Now I was ready to attach the new display glass, bending and soldering the 32 delicate filaments into place. I took the glass out of the box and once again removed the bubble wrap, where I’d stored it after examining it upon arrival.
Something was wrong. All the filaments were bent and the glass was cracked.
I stared at it in shock. It had been perfect when it arrived. I’d replaced it perfectly in it’s wrap and box. How did this break?
I turned the part over and over in my hands wondering, and I couldn’t help but notice that my daughter who had been so animated and interested had suddenly gone quiet.
“Can you fix it?” she asked.
“No. This is broken. Did you break it?”
“Yes.” There were tears in her eyes now. She was on the verge of going into a crying meltdown. It was pretty easy to figure out. She had been very interested in the ongoing project, the soldering of boxes out of paperclips, and little men, and the eventual repair of the pinball machine. She had wanted to look at the new part, and had taken it out of the box on her own, and dropped it.
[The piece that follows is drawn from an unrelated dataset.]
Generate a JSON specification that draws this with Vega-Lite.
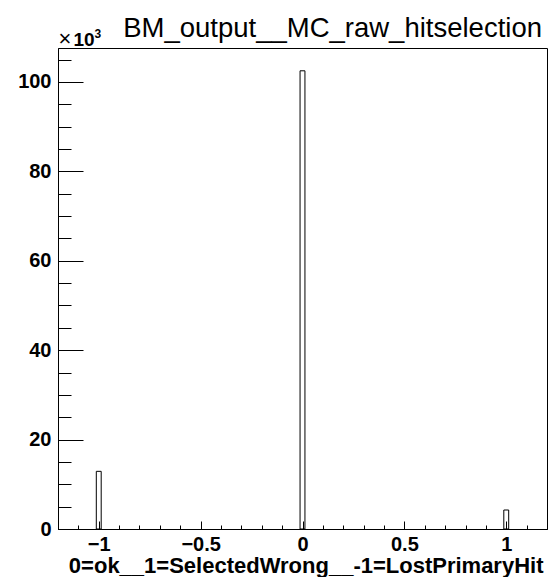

“Don’t worry honey. Daddy breaks things, too. We’ll order a new piece and try again.”
“Ok,” she said.
I wasn’t really upset, either. Once I’d fixed the part, all the soldering stuff would go into a box and it would probably be years, if ever, that I used it again. The skill I’d acquired would fade and the fun my daughter and I had had would be over.
This way the adventure would go on for a little longer.
I’d been thinking about this lost art, since. It’s a shame that we don’t build things well or carefully enough to be fixed, that this skill is worthless for the most part.
It offends me that things aren’t built to last, that we replace whole expensive assemblies, or entire appliances just because some little tiny part goes bad. We don’t fix things. We don’t build things with enough value to warrant fixing them. We just replace.
Electronic soldering. That’s the lost art, I revived in my house these last two weeks.
What lost arts do you know? Are they worth reviving? Keeping alive?